Civil Litigation
Jan. 20, 2021
50 Bay Area restaurants sue Newsom over outdoor dining ban
The Wine Country Coalition for Safe Reopening based their four causes of action on state law and the California Constitution. They are seeking to enjoin Newsom’s December ban on outdoor dining and wine tasting.




Roughly 50 Bay Area restaurants sued Gov. Gavin Newsom over his regional bans on outdoor dining.
The Wine Country Coalition for Safe Reopening based their four causes of action on state law and the California Constitution. They are seeking to enjoin Newsom's December ban on outdoor dining and wine tasting. The complaint, filed Tuesday, also names state Public Health Director Tomas J. Aragon. Wine Country Coalition for Safe Reopening v. Newsom, 21CV000065 (Napa Super. Ct., filed Jan. 19. 2020).
"It's a more narrowly focused lawsuit than many of the others out there," said Thomas A. Harvey, who signed the complaint as a partner with Coblentz Patch Duffy & Bass LLP in San Francisco.
In their prayer for relief, the coalition requested the ban on outdoor dining be rescinded for the entire 10-county Bay Area region, or just in Napa and Sonoma Counties. Newsom's December order divided the state into regions and imposed stricter measures in areas where intensive care unit capacity in at least one county is reported to have dropped below 15%. Capacity dropped below 1% in the Bay Area about a week ago, according to the state.
But the complaint also attacks the way the state calculates intensive care capacity, claiming it uses adjusted numbers that make capacity appear worse than it is.
The complaint cites the state Constitution's equal protection and due process clauses, and its protections for private property and limits on police powers. It joins several other cases challenging outdoor dining bans and other limits on restaurants. While complaints challenging limits on in-person religious services have mainly cited the U.S. Constitution in federal court, Harvey said there is greater variety to the cases filed by restaurants.
"It's been a mix of state cases and federal cases," Harvey said. "I wouldn't say either one is dominant. ... We just think it's pretty straightforward from the California law perspective and we don't need to wade into the federal issues."
Restaurant revenues, hours and staff income have dropped 75% during Newsom's shutdown orders, according to the complaint. Several restaurants involved in the case have closed permanently. The plaintiffs also cite the ongoing costs they face, including state and local fees that have not been suspended even as restaurants were forced to close.
"State agencies like the Departments of Environmental Health and Alcoholic Beverage Control continue to impose full fees, even while the ban prevents them from running their businesses," the complaint noted.
Several lawsuits have also specifically challenged these state and local fees. Brian S. Kabateck of Kabateck LLP in Los Angeles has filed cases on behalf of restaurants challenging fees in Los Angeles, Orange, San Diego, San Francisco and Sacramento counties.

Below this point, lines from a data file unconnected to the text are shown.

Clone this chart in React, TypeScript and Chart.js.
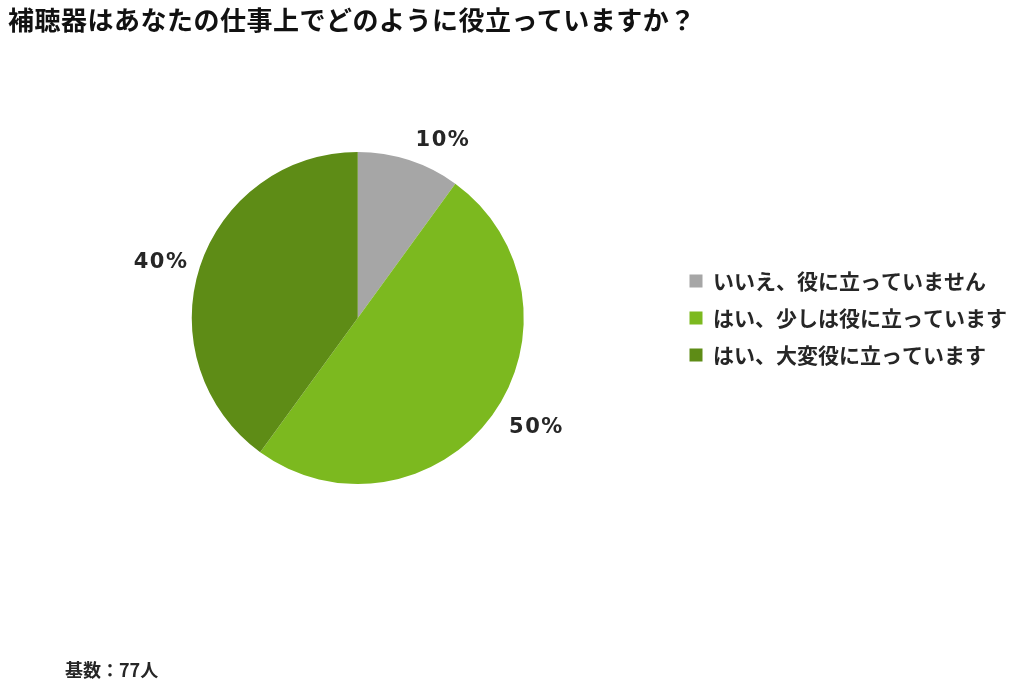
import { useEffect, useRef } from "react";
import { Chart, PieController, ArcElement, Legend, Tooltip } from "chart.js";

Chart.register(PieController, ArcElement, Legend, Tooltip);

const TITLE = "補聴器はあなたの仕事上でどのように役立っていますか？";
const FOOTNOTE = "基数：77人";
const ANSWERS = ["いいえ、役に立っていません", "はい、少しは役に立っています", "はい、大変役に立っています"];
const SHARES = [10, 50, 40];
const SLICE_COLORS = ["#a6a6a6", "#7cb91f", "#5e8c16"];

const JP_FONT = '"Noto Sans CJK JP", "Noto Sans", sans-serif';

// percent labels just outside each slice, left/right aligned by side
const outsideLabels = {
  id: "outsideLabels",
  afterDatasetsDraw(chart: Chart) {
    const ctx: any = chart.ctx;
    const meta = chart.getDatasetMeta(0);
    ctx.save();
    ctx.font = 'bold 21px "DejaVu Sans", sans-serif';
    ctx.letterSpacing = "1.5px";
    ctx.fillStyle = "#262626";
    ctx.textBaseline = "middle";
    meta.data.forEach((el: any, i: number) => {
      const mid = (el.startAngle + el.endAngle) / 2;
      const right = Math.cos(mid) >= 0;
      const r = el.outerRadius + (right ? 21 : 12);
      const x = el.x + Math.cos(mid) * r;
      const y = el.y + Math.sin(mid) * r;
      ctx.textAlign = right ? "left" : "right";
      ctx.fillText(SHARES[i] + "%", x, y);
    });
    ctx.restore();
  },
};

export default function App() {
  const canvasRef = useRef<HTMLCanvasElement>(null);

  useEffect(() => {
    document.body.style.margin = "0";
    if (!canvasRef.current) return;
    const chart = new Chart(canvasRef.current, {
      type: "pie",
      data: {
        labels: ANSWERS,
        datasets: [{
          data: SHARES,
          backgroundColor: SLICE_COLORS,
          borderWidth: 0,
        }],
      },
      options: {
        responsive: false,
        animation: false,
        layout: { padding: { top: 152, bottom: 206, left: 42, right: 7 } },
        plugins: {
          legend: {
            position: "right",
            labels: {
              boxWidth: 13,
              boxHeight: 13,
              padding: 16,
              color: "#262626",
              font: { family: JP_FONT, size: 21, weight: "bold" },
            },
          },
          tooltip: { enabled: false },
        },
      },
      plugins: [outsideLabels],
    });
    return () => chart.destroy();
  }, []);

  return (
    <div style={{ position: "relative", width: 1024, height: 690, background: "#fff" }}>
      <canvas ref={canvasRef} width={1024} height={690} style={{ position: "absolute", left: 0, top: 0 }} />
      <div style={{ position: "absolute", left: 8, top: 0, fontFamily: JP_FONT, fontWeight: 700, fontSize: 26, letterSpacing: 0.5, color: "#111", whiteSpace: "nowrap" }}>
        {TITLE}
      </div>
      <div style={{ position: "absolute", left: 65, top: 656, fontFamily: JP_FONT, fontWeight: 700, fontSize: 18, color: "#262626", whiteSpace: "nowrap" }}>
        {FOOTNOTE}
      </div>
    </div>
  );
}
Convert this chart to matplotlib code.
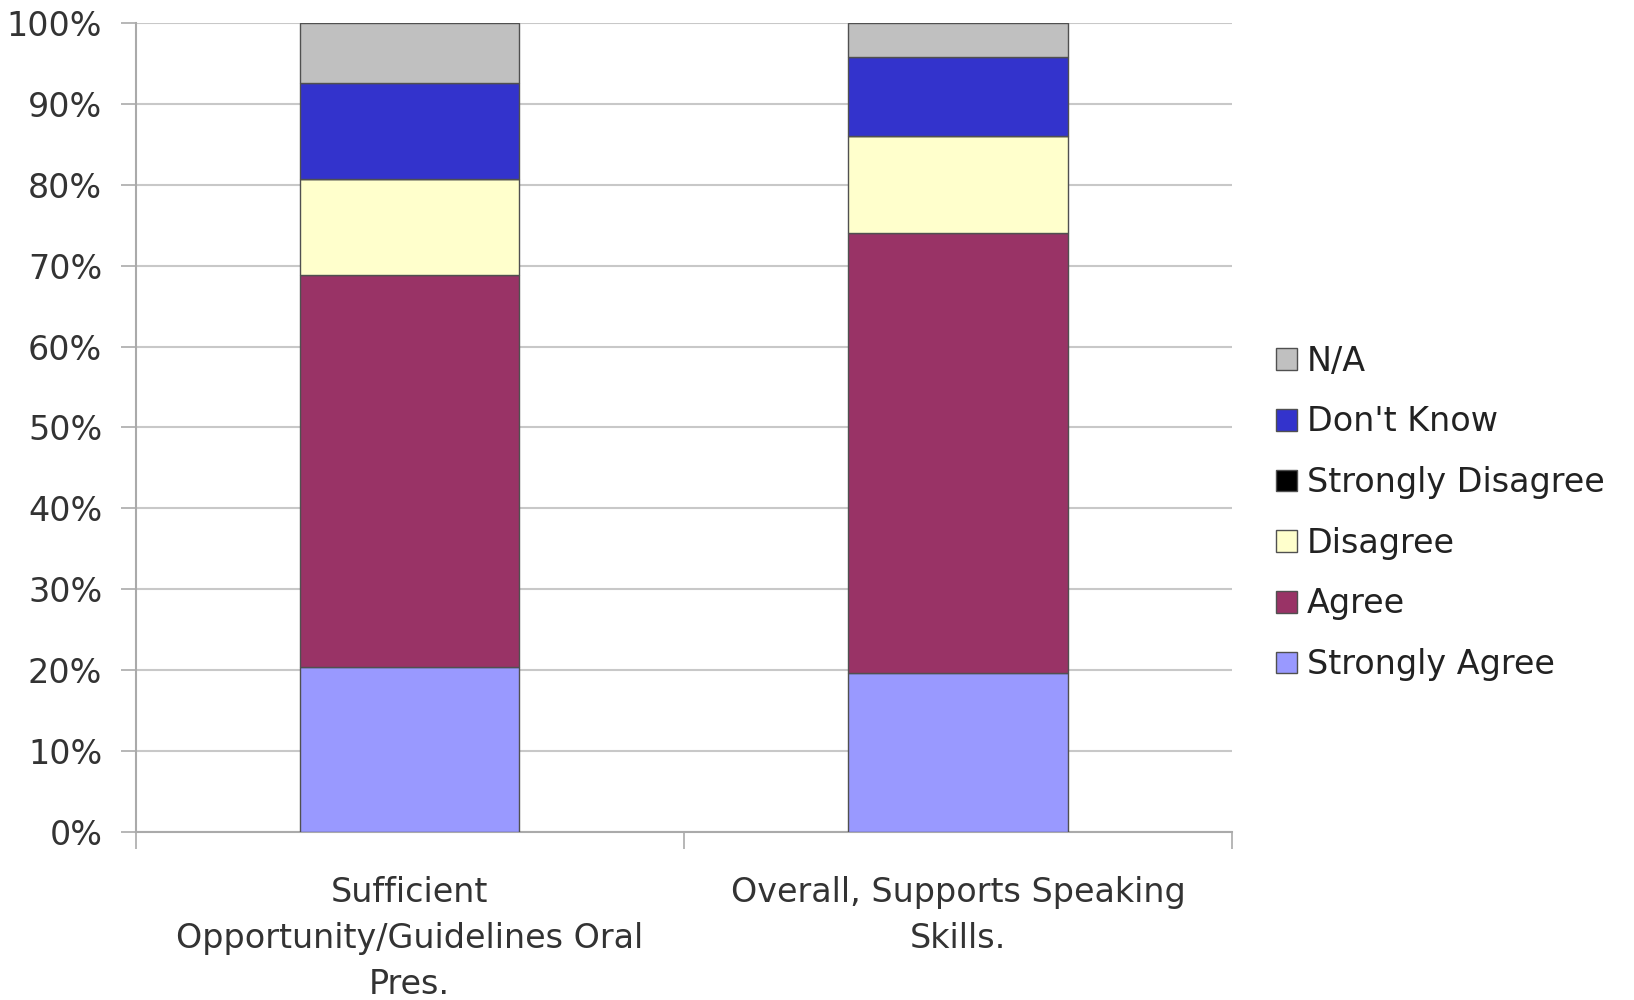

The fees issue has also captured the attention of some state lawmakers. AB 259, introduced on Friday, would create a tax credit for up to half the cost of an annual alcohol license for qualifying bars and restaurants for 2020 and 2021. Freshman Assemblywoman Laurie Davies, R-Laguna Niguel, a former restaurant manager, introduced the bill, also known as The Protecting Our Restaurants Tax Credit.